For a while the team held it together, and did it admirably—patching weak spots and shifting positions in the offensive line, handing the ball off to untested freshmen like Clifton Dawson and Corey Mazza to make up the deficits in the depth charts.
The team found makeshift solutions for what it hoped were temporary setbacks and still pounded out wins by any means necessary.
But the relief Harvard was waiting for hasn’t yet come. Injuries heal slowly. Supposed lulls in the schedule like Dartmouth and Columbia improbably prove too much to handle. And for whatever reason, the team that even this week still led Division I-AA football in total yards per game has simply imploded when it comes to producing offense.
Murphy called Saturday’s game “a nightmare.” But it was really more of a blissful dream gone horribly awry; the rosy vision of September mutated into the ravaged reality of November.
There were flashes of former brilliance on display Saturday, just enough to tantalize. Dawson had a nifty 43-yard dash near the end of the first half, speeding up and passing his defender with forcefulness that recalled his four touchdown game against Lafayette.
Of course, when the opponent realizes that your throwing game has gone up in smoke, it’s hard to keep posting gains like that.

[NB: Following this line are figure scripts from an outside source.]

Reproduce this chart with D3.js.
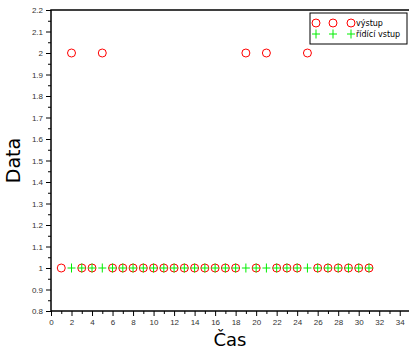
<!DOCTYPE html>
<html>
<head>
<meta charset="utf-8">
<script src="https://cdn.jsdelivr.net/npm/d3@7"></script>
<style>
  body { margin: 0; background: #fff; }
  svg { font-family: "DejaVu Sans", sans-serif; }
  .tick text { font-size: 8px; fill: #333; }
</style>
</head>
<body>
<svg width="409" height="351"></svg>
<script>
// Data
var outX = d3.range(1, 32);
var outY = [1, 2, 1, 1, 2, 1, 1, 1, 1, 1, 1, 1, 1, 1, 1, 1, 1, 1, 2, 1, 2, 1, 1, 1, 2, 1, 1, 1, 1, 1, 1];
var ctrlX = d3.range(2, 32);
var ctrlY = ctrlX.map(() => 1);
var xTicks = d3.range(0, 35, 2);
var yTicks = [0.8, 0.9, 1, 1.1, 1.2, 1.3, 1.4, 1.5, 1.6, 1.7, 1.8, 1.9, 2, 2.1, 2.2];
var seriesNames = ["výstup", "řídící vstup"];

var pArea = [51, 10, 410, 311];
var svg = d3.select("svg");

var xScale = d3.scaleLinear().domain([0, 35]).range([pArea[0], pArea[2]]);
var yScale = d3.scaleLinear().domain([0.8, 2.2]).range([pArea[3], pArea[1]]);

// minor ticks
svg.append("g")
  .attr("transform", `translate(0, ${pArea[3]})`)
  .call(d3.axisBottom(xScale).tickValues(d3.range(1, 35, 2)).tickSize(3).tickFormat(""))
  .call(g => g.select(".domain").remove());
svg.append("g")
  .attr("transform", `translate(${pArea[0]}, 0)`)
  .call(d3.axisLeft(yScale).tickValues(d3.range(0.85, 2.2, 0.1)).tickSize(3).tickFormat(""))
  .call(g => g.select(".domain").remove());

// x-axis
svg.append("g")
  .attr("transform", `translate(0, ${pArea[3]})`)
  .call(d3.axisBottom(xScale).tickValues(xTicks).tickSize(5).tickFormat(d3.format("d")))
  .call(g => g.select(".domain").remove());

// y-axis
svg.append("g")
  .attr("transform", `translate(${pArea[0]}, 0)`)
  .call(d3.axisLeft(yScale).tickValues(yTicks).tickSize(5).tickFormat(d => d3.format("")(+d.toFixed(1))))
  .call(g => g.select(".domain").remove());

// frame
svg.append("rect")
  .attr("x", pArea[0]).attr("y", pArea[1])
  .attr("width", pArea[2] - pArea[0]).attr("height", pArea[3] - pArea[1])
  .attr("fill", "none").attr("stroke", "#000").attr("stroke-width", 1.5);

// labels
svg.append("text")
  .attr("transform", `translate(20, ${(pArea[1] + pArea[3]) / 2}) rotate(-90)`)
  .attr("text-anchor", "middle")
  .attr("font-size", 19)
  .text("Data");
svg.append("text")
  .attr("x", 230).attr("y", 346)
  .attr("text-anchor", "middle")
  .attr("font-size", 18)
  .text("Čas");

function plus(g, x, y) {
  g.append("path")
    .attr("d", `M${x - 4},${y}H${x + 4}M${x},${y - 4.5}V${y + 4.5}`)
    .attr("stroke", "#00ee00").attr("stroke-width", 1).attr("fill", "none");
}

// výstup circles
svg.append("g").selectAll("circle")
  .data(outX.map((x, i) => [x, outY[i]]))
  .join("circle")
  .attr("cx", d => xScale(d[0]))
  .attr("cy", d => yScale(d[1]))
  .attr("r", 4)
  .attr("fill", "none")
  .attr("stroke", "#ff0000")
  .attr("stroke-width", 1);

// řídící vstup plus marks
var gp = svg.append("g");
ctrlX.forEach((x, i) => plus(gp, xScale(x), yScale(ctrlY[i])));

// legend
var lg = svg.append("g");
lg.append("rect")
  .attr("x", 310).attr("y", 13).attr("width", 97).attr("height", 31)
  .attr("fill", "#fff").attr("stroke", "#000").attr("stroke-width", 1);
[316, 333, 351].forEach(x => {
  lg.append("circle").attr("cx", x).attr("cy", 23).attr("r", 4)
    .attr("fill", "none").attr("stroke", "#ff0000");
  plus(lg, x, 34);
});
lg.append("text").attr("x", 356).attr("y", 26).attr("font-size", 8).text(seriesNames[0]);
lg.append("text").attr("x", 356).attr("y", 37).attr("font-size", 8).text(seriesNames[1]);
</script>
</body>
</html>
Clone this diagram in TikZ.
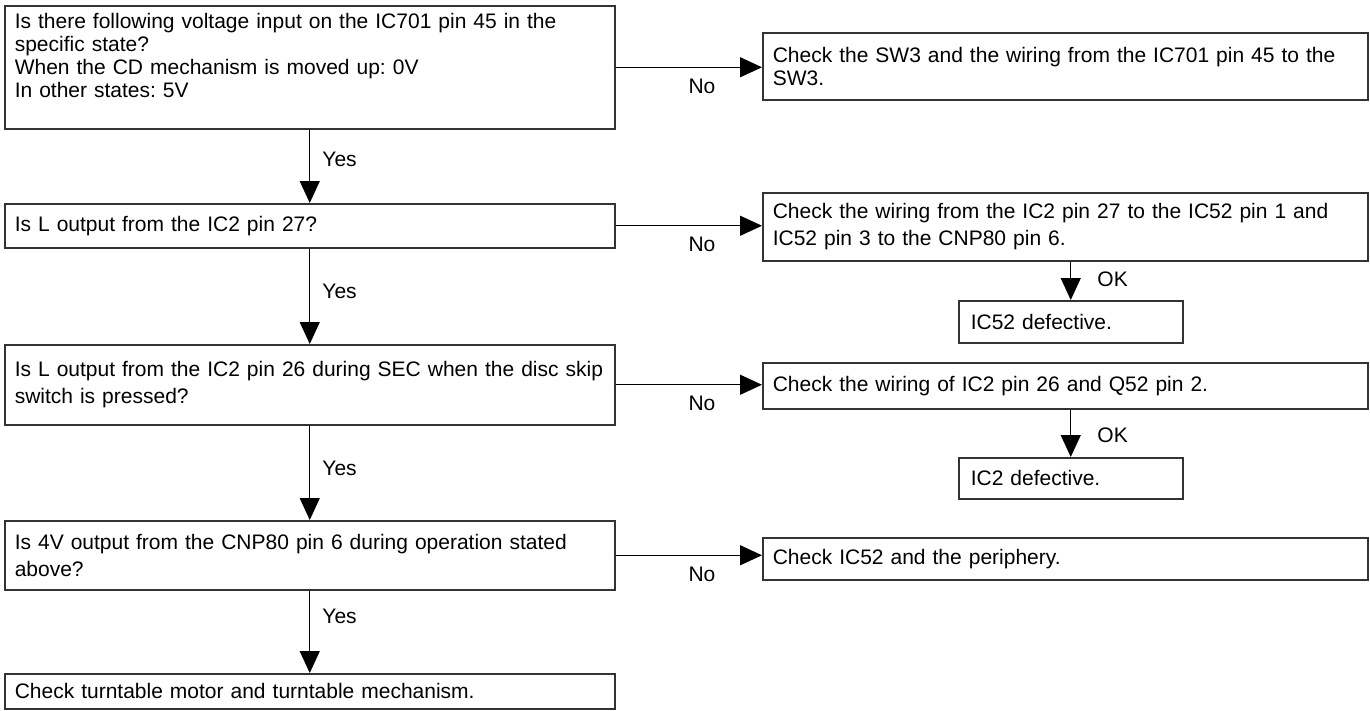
\documentclass[tikz,border=0pt]{standalone}
\usepackage{fontspec}
\setmainfont{Liberation Sans}
\usetikzlibrary{arrows.meta, positioning}
\frenchspacing

\begin{document}
\begin{tikzpicture}[x=1pt, y=-1pt, line width=1.3pt,
    >={Triangle[length=22pt, width=20pt]},
    every node/.style={font=\fontsize{21}{27}\selectfont},
    box/.style={draw=black!80, line width=1.5pt, anchor=north west, align=left, inner xsep=10pt, inner ysep=0pt},
    tight/.style={font=\fontsize{21}{23}\selectfont},
    qbox/.style={box, text width=590pt},
    cbox/.style={box, text width=585pt},
    rbox/.style={box, text width=200pt, inner xsep=12pt},
    lbl/.style={inner sep=0pt}]
    \useasboundingbox (0,0) rectangle (1370,710);

    % Questions on the left (empty last line keeps the text high in the box)
    \node[qbox, tight, minimum height=123pt] (q1) at (4,5) {Is there following voltage input on the IC701 pin 45 in the\\specific state?\\When the CD mechanism is moved up: 0V\\In other states: 5V\\\mbox{}};
    \node[qbox, minimum height=44pt] (q2) at (4,203) {Is L output from the IC2 pin 27?};
    \node[qbox, minimum height=80pt] (q3) at (4,344) {Is L output from the IC2 pin 26 during SEC when the disc skip\\switch is pressed?};
    \node[qbox, minimum height=69pt] (q4) at (4,520) {Is 4V output from the CNP80 pin 6 during operation stated\\above?};
    \node[qbox, minimum height=35pt] (q5) at (4,673) {Check turntable motor and turntable mechanism.};

    % Checks on the right
    \node[cbox, tight, minimum height=67pt] (c1) at (762,32) {Check the SW3 and the wiring from the IC701 pin 45 to the\\SW3.};
    \node[cbox, minimum height=68pt] (c2) at (762,192) {Check the wiring from the IC2 pin 27 to the IC52 pin 1 and\\IC52 pin 3 to the CNP80 pin 6.};
    \node[rbox, minimum height=42pt] (r1) at (958,300) {IC52 defective.};
    \node[cbox, minimum height=46pt] (c3) at (762,362) {Check the wiring of IC2 pin 26 and Q52 pin 2.};
    \node[rbox, minimum height=41pt] (r2) at (958,457) {IC2 defective.};
    \node[cbox, minimum height=42pt] (c4) at (762,537) {Check IC52 and the periphery.};

    % Yes branches
    \draw[->] (q1) -- node[pos=0.4, right=12pt, lbl] {Yes} (q2);
    \draw[->] (q2) -- node[pos=0.45, right=12pt, lbl] {Yes} (q3);
    \draw[->] (q3) -- node[pos=0.45, right=12pt, lbl] {Yes} (q4);
    \draw[->] (q4) -- node[pos=0.31, right=12pt, lbl] {Yes} (q5);

    % No branches
    \draw[->] (q1.east) -- node[pos=0.59, below=11pt, lbl] {No} (q1.east -| c1.west);
    \draw[->] (q2.east) -- node[pos=0.59, below=11pt, lbl] {No} (q2.east -| c2.west);
    \draw[->] (q3.east) -- node[pos=0.59, below=11pt, lbl] {No} (q3.east -| c3.west);
    \draw[->] (q4.east) -- node[pos=0.59, below=11pt, lbl] {No} (q4.east -| c4.west);

    % OK branches
    \draw[->] (c2.south -| r1.north) -- node[pos=0.45, right=26pt, lbl] {OK} (r1.north);
    \draw[->] (c3.south -| r2.north) -- node[pos=0.55, right=26pt, lbl] {OK} (r2.north);
\end{tikzpicture}
\end{document}
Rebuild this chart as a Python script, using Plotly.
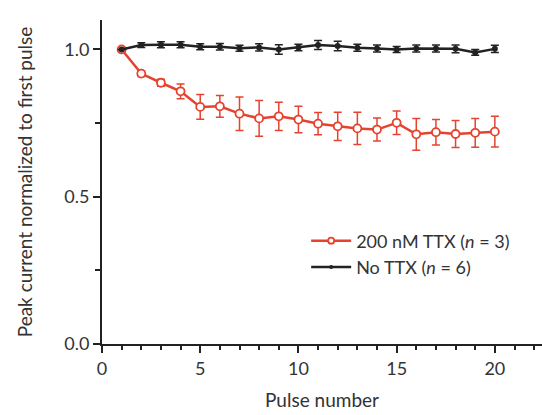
import plotly.graph_objects as go

pulse = list(range(1, 21))
ttx_mean = [1.0, 0.918, 0.887, 0.858, 0.805, 0.807, 0.782, 0.766, 0.773, 0.762,
            0.748, 0.739, 0.732, 0.728, 0.751, 0.712, 0.719, 0.713, 0.717, 0.721]
ttx_err = [0.0, 0.010, 0.012, 0.025, 0.042, 0.037, 0.057, 0.061, 0.048, 0.045,
           0.038, 0.048, 0.055, 0.039, 0.040, 0.054, 0.043, 0.046, 0.049, 0.052]
nottx_mean = [1.0, 1.015, 1.016, 1.016, 1.009, 1.009, 1.004, 1.007, 1.0, 1.007,
              1.015, 1.012, 1.006, 1.003, 1.0, 1.003, 1.003, 1.002, 0.99, 1.002]
nottx_err = [0.0, 0.008, 0.010, 0.010, 0.010, 0.011, 0.010, 0.012, 0.016, 0.011,
             0.015, 0.016, 0.012, 0.012, 0.010, 0.012, 0.012, 0.013, 0.010, 0.012]

red = "#e5432f"
black = "#222222"
font = "Lato"

fig = go.Figure()
fig.add_trace(go.Scatter(
    x=pulse, y=ttx_mean, mode="lines+markers",
    line=dict(color=red, width=2.5),
    marker=dict(symbol="circle", size=8, color="white", line=dict(color=red, width=1.8)),
    error_y=dict(type="data", array=ttx_err, color=red, thickness=1.5, width=4),
    showlegend=False))
fig.add_trace(go.Scatter(
    x=pulse, y=nottx_mean, mode="lines+markers",
    line=dict(color=black, width=2.5),
    marker=dict(symbol="circle", size=6, color=black),
    error_y=dict(type="data", array=nottx_err, color=black, thickness=1.5, width=4),
    showlegend=False))
# legend entries
fig.add_trace(go.Scatter(
    x=[None], y=[None], mode="lines+markers", name="200 nM TTX (<i>n</i> = 3)",
    line=dict(color=red, width=2.5),
    marker=dict(symbol="circle", size=6, color="white", line=dict(color=red, width=1.8))))
fig.add_trace(go.Scatter(
    x=[None], y=[None], mode="lines+markers", name="No TTX (<i>n</i> = 6)",
    line=dict(color=black, width=2.5),
    marker=dict(symbol="circle", size=4, color=black)))

fig.update_layout(
    width=542, height=415,
    margin=dict(l=102, r=0, t=20, b=71),
    paper_bgcolor="white", plot_bgcolor="white",
    font=dict(family=font, size=18, color="#333333"),
    legend=dict(x=0.464, y=0.375, xanchor="left", yanchor="top",
                bgcolor="rgba(0,0,0,0)", font=dict(size=18, color="#333333"),
                tracegroupgap=0, itemwidth=40),
)
fig.update_xaxes(
    range=[0, 22.4], tickvals=[0, 5, 10, 15, 20], ticks="outside", ticklen=7, tickwidth=2,
    tickcolor=black, showline=True, linecolor=black, linewidth=2, showgrid=False,
    zeroline=False, minor=dict(dtick=1, ticks="outside", ticklen=4, tickwidth=1.5, tickcolor=black),
    title=dict(text="Pulse number", standoff=16, font=dict(size=19)),
    tickfont=dict(size=18))
fig.update_yaxes(
    range=[0, 1.1], tickvals=[0, 0.5, 1.0], tickformat=".1f", ticks="outside", ticklen=7, tickwidth=2,
    tickcolor=black, showline=True, linecolor=black, linewidth=2, showgrid=False,
    zeroline=False, minor=dict(dtick=0.25, ticks="outside", ticklen=5, tickwidth=1.5, tickcolor=black),
    title=dict(text="Peak current normalized to first pulse", standoff=27, font=dict(size=19)),
    tickfont=dict(size=18))

fig.write_html("out.html")
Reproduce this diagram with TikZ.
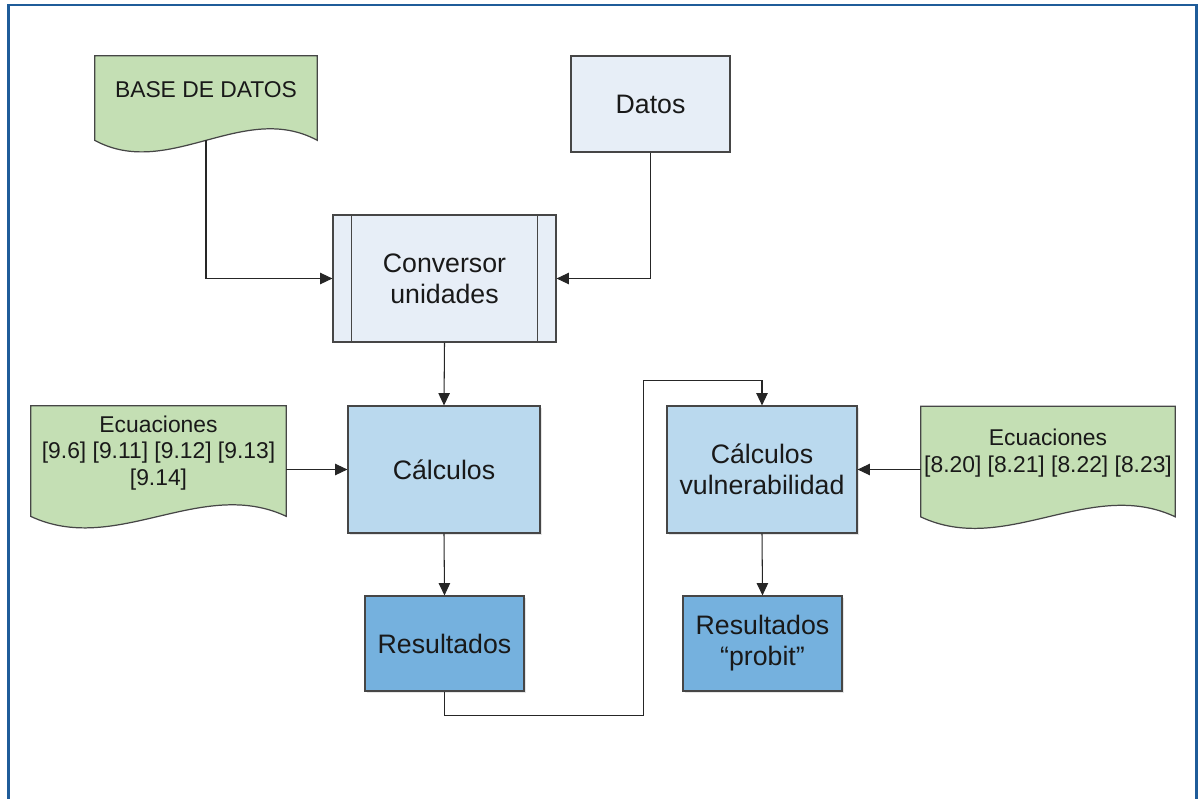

After amassing 106 rushing yards in the first half, Dawson was shut down by the Lion defenders—who, having half a brain, were aware of precisely when and where he would get the ball—and managed only 51 yards more.
This is not a statistic that wins football games, especially when your quarterback completes zero passes in the fourth quarter.
And still there were sparkles of the talent and possibility that were promised two months ago. The punishing defense that blanked Cornell 27-0 and had been absent for the previous two weeks returned in full force for almost the entire game. Linebackers Dante Balestracci and Bobby Everett mercilessly hounded Columbia quarterback Jeff Otis and running back Ayo Oluwole with a fierceness that implied they, too, were frustrated and angry by how this team has been playing. The hapless Otis received the full brunt of Balestracci’s aggravation in the second quarter, when the Harvard captain delivered a crushing hit that temporarily knocked the Lion quarterback out of the game.
But as the clock wound down and the weary defense took the field for the umpteenth time after a Schires interception, resignation took over determination. You could see it in their slumped shoulders and exhausted gait.
Otis looked at the score printout, saw two zeros for the last two quarters of Harvard scoring and gave all the credit to his Columbia defense.
It would be nice if an amazing defense was an excuse for the Crimson defeat. But let’s face it, the Lions are last in the Ivy League in total defense, scoring defense, passing defense and first downs allowed. So it’s fair to say that the source of Harvard’s offensive inability comes from Harvard and Harvard alone. The same offense that, back in September, Fitzpatrick gleefully predicted would be “amazingly good.”
And it could have been.
But the dream slips away, and you are left mystified.
You can put blame on an ankle, a hand, a player, a coach.
You can say, “There’s always next year.”
You can look back at the last two games, and you can look ahead to the next two games.
And you can stop, and wonder, about the season that might have been.